Study Notes on Free Market and Keynesian Economics

Understanding Free Market Capitalism

  • Definition of Free Market Capitalism

    • A system in which prices are determined by unrestricted competition between privately owned businesses.

    • Characteristics include minimal government intervention, voluntary exchange, consumer sovereignty, and competition.

Economic Fluctuations in Capitalism

  • Concept of Booms and Busts

    • Refers to the cycles of economic expansion (booms) and economic decline (busts).

    • Booms are periods of high economic activity often accompanied by rising prices and increased consumer spending.

    • Busts are characterized by economic contraction, falling prices, and reduced consumer spending.

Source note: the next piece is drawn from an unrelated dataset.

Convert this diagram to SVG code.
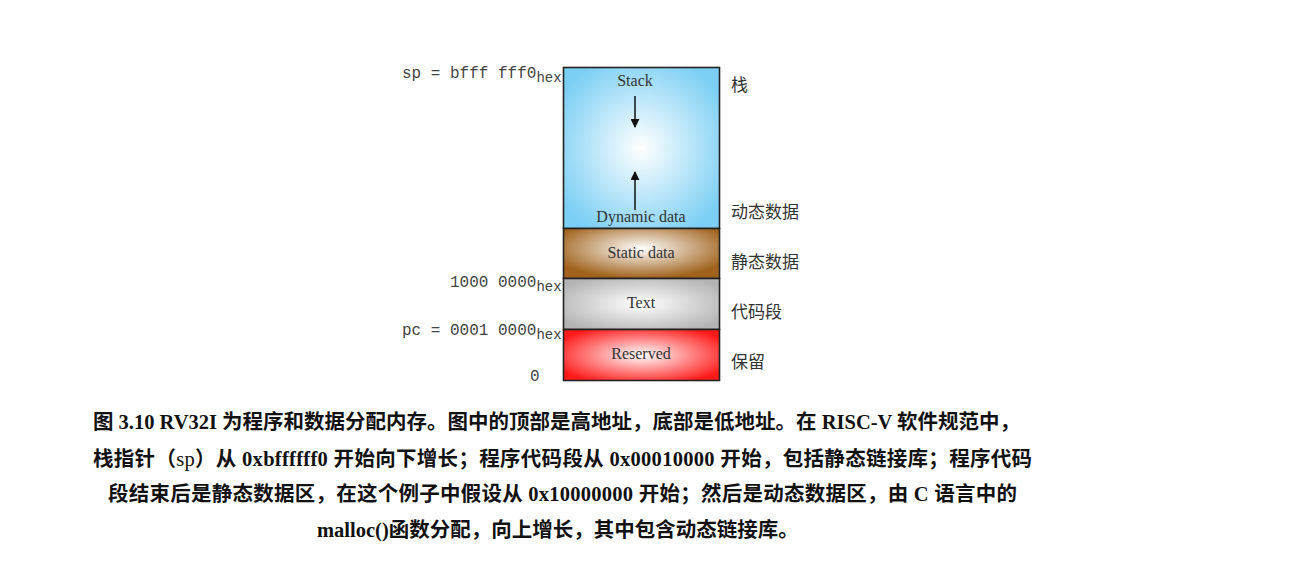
<svg xmlns="http://www.w3.org/2000/svg" width="1290" height="582" viewBox="0 0 1290 582">
<defs>
<radialGradient id="gStack" cx="0.5" cy="0.5" r="0.6"><stop offset="0" stop-color="#ffffff"/><stop offset="1" stop-color="#7ccff4"/></radialGradient>
<radialGradient id="gStatic" cx="0.5" cy="0.4" r="0.6"><stop offset="0" stop-color="#ffffff"/><stop offset="1" stop-color="#a0621c"/></radialGradient>
<radialGradient id="gText" cx="0.5" cy="0.5" r="0.6"><stop offset="0" stop-color="#ffffff"/><stop offset="1" stop-color="#b4b4b4"/></radialGradient>
<radialGradient id="gRes" cx="0.5" cy="0.5" r="0.6"><stop offset="0" stop-color="#ffffff"/><stop offset="1" stop-color="#ff1a1a"/></radialGradient>
<marker id="ah" viewBox="0 0 10 10" refX="9" refY="5" markerWidth="9" markerHeight="9" markerUnits="userSpaceOnUse" orient="auto"><path d="M0,0 L10,5 L0,10 z" fill="#111"/></marker>
</defs>
<style>
.seg{stroke:#222;stroke-width:1.6}
.lbl{font-family:"Liberation Serif","Noto Sans CJK SC",serif;font-size:16px;fill:#333;text-anchor:middle}
.mono{font-family:"Liberation Mono",monospace;font-size:16px;fill:#444}
.sub{font-size:14px}
.cn{font-family:"Noto Sans CJK SC",sans-serif;font-size:17px;fill:#333}
.cap{font-family:"Liberation Serif","Noto Sans CJK SC",serif;font-size:20.5px;font-weight:bold;fill:#111}
.arr{stroke:#111;stroke-width:1.5;fill:none;marker-end:url(#ah)}
</style>
<rect width="1290" height="582" fill="#ffffff"/>
<g id="stack"><rect class="seg" x="563.5" y="67.5" width="156" height="161" fill="url(#gStack)"/><text class="lbl" x="635" y="86">Stack</text><text class="lbl" x="641" y="222">Dynamic data</text></g>
<g id="static"><rect class="seg" x="563.5" y="228.5" width="156" height="50" fill="url(#gStatic)"/><text class="lbl" x="641" y="258">Static data</text></g>
<g id="text"><rect class="seg" x="563.5" y="278.5" width="156" height="51" fill="url(#gText)"/><text class="lbl" x="641" y="308">Text</text></g>
<g id="reserved"><rect class="seg" x="563.5" y="329.5" width="156" height="51" fill="url(#gRes)"/><text class="lbl" x="641" y="359">Reserved</text></g>
<g id="connectors"><line class="arr" x1="635" y1="96" x2="635" y2="127"/><line class="arr" x1="635" y1="210" x2="635" y2="172"/></g>
<g id="addresses">
<text class="mono" x="402" y="78">sp = bfff fff0<tspan class="sub" dy="4">hex</tspan></text>
<text class="mono" x="450" y="287">1000 0000<tspan class="sub" dy="4">hex</tspan></text>
<text class="mono" x="402" y="335">pc = 0001 0000<tspan class="sub" dy="4">hex</tspan></text>
<text class="mono" x="530" y="381">0</text>
</g>
<g id="names">
<text class="cn" x="731" y="91">栈</text>
<text class="cn" x="731" y="218">动态数据</text>
<text class="cn" x="731" y="268">静态数据</text>
<text class="cn" x="731" y="318">代码段</text>
<text class="cn" x="731" y="368">保留</text>
</g>
<g id="caption">
<text class="cap" x="93" y="429">图 3.10 RV32I 为程序和数据分配内存。图中的顶部是高地址，底部是低地址。在 RISC-V 软件规范中，</text>
<text class="cap" x="93" y="466" letter-spacing="0.3">栈指针（<tspan font-weight="normal">sp</tspan>）从 0xbffffff0 开始向下增长；程序代码段从 0x00010000 开始，包括静态链接库；程序代码</text>
<text class="cap" x="108" y="501" letter-spacing="0.25">段结束后是静态数据区，在这个例子中假设从 0x10000000 开始；然后是动态数据区，由 C 语言中的</text>
<text class="cap" x="317" y="537">malloc()函数分配，向上增长，其中包含动态链接库。</text>
</g>
</svg>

Key Contributor to Economic Theory

  • John Maynard Keynes

    • A British economist who significantly influenced modern macroeconomics.

    • Criticized the classical economic theory that markets are always clear and self-correcting.

    • Stressed the importance of total spending in the economy (aggregate demand) and its effects on output and inflation.

Keynesian Economic Principles

  • Aggregate Demand

    • Refers to the total demand for goods and services within a particular market.

    • Keynes argued that inadequate aggregate demand could lead to prolonged periods of high unemployment.

  • Government Intervention

    • Keynes believed that during economic downturns, governments should actively intervene in the economy.

    • Suggested measures such as increased public spending to stimulate economic growth.

  • Multiplier Effect

    • Keynes introduced the concept where an initial change in spending will lead to a more significant change in income and spending, thus stimulating the economy.

Conclusion

  • Significance of Keynesian Economics

    • Highlighted the role of government in stabilizing the economy during cycles of boom and bust.

    • Challenged the belief that economies are self-regulating and demonstrated the necessity for proactive fiscal policies to manage economic fluctuations.